- **Challenge**
Identify the lines containing the word "picture". Copy each one.

[BEGIN Source data]

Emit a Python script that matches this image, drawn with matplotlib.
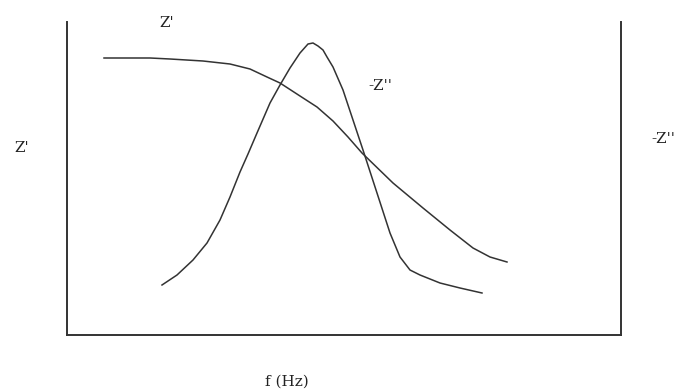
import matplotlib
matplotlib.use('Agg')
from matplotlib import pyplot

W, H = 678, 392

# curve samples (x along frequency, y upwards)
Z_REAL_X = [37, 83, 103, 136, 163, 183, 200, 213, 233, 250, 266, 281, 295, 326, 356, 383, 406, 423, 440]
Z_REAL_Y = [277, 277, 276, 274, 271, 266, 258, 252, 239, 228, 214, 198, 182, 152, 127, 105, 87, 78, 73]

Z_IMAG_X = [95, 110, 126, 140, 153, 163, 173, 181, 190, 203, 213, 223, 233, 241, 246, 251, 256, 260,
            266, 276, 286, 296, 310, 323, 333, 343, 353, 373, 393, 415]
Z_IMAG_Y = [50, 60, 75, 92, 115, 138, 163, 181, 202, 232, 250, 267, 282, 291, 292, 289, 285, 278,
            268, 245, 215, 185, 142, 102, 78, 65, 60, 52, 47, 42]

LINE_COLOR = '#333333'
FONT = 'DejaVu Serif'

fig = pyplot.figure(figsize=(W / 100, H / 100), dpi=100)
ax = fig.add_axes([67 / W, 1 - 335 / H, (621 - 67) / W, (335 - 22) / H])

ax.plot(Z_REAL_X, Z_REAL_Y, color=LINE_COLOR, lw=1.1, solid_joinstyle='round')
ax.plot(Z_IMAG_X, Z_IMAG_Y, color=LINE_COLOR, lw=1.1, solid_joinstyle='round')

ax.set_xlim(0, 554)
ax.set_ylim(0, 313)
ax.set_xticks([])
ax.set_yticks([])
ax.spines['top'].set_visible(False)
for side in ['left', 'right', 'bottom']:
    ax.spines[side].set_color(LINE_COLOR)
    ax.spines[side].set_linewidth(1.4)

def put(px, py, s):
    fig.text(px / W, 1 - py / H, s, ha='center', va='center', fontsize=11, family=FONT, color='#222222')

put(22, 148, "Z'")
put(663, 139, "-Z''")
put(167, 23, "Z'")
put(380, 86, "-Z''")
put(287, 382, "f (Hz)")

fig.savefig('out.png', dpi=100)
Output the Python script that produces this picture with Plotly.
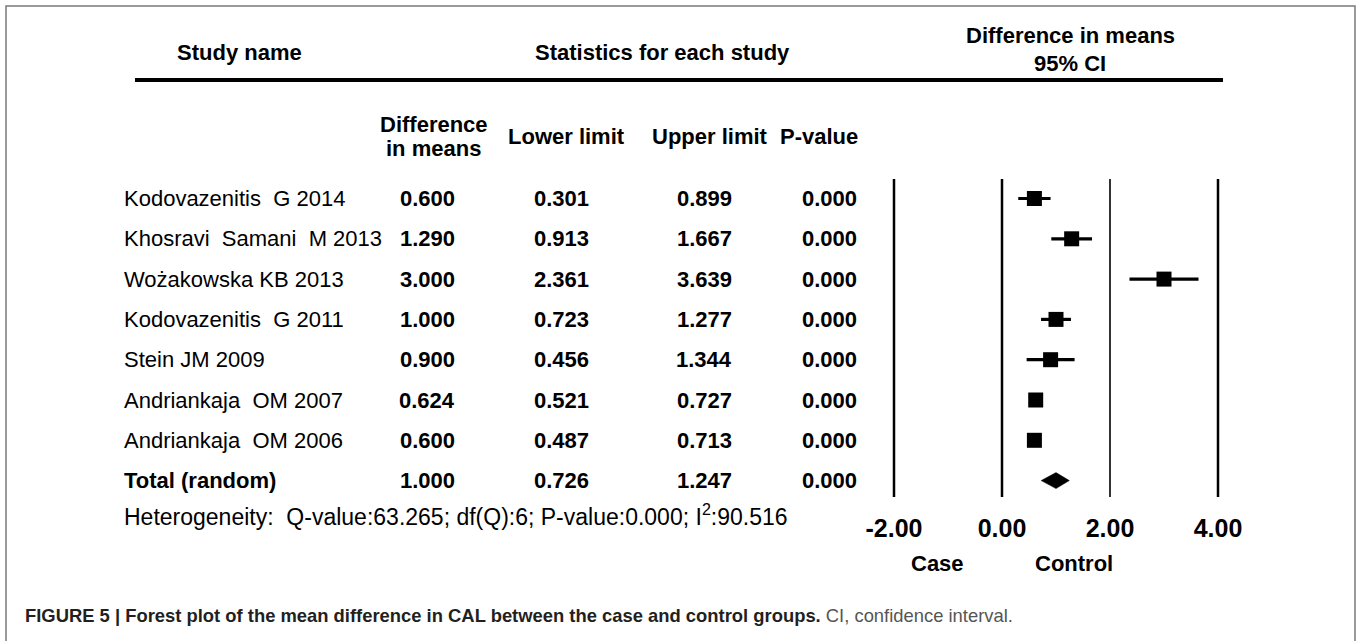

[END Source data]

- **Output**
Output the Python script that produces this picture with Plotly.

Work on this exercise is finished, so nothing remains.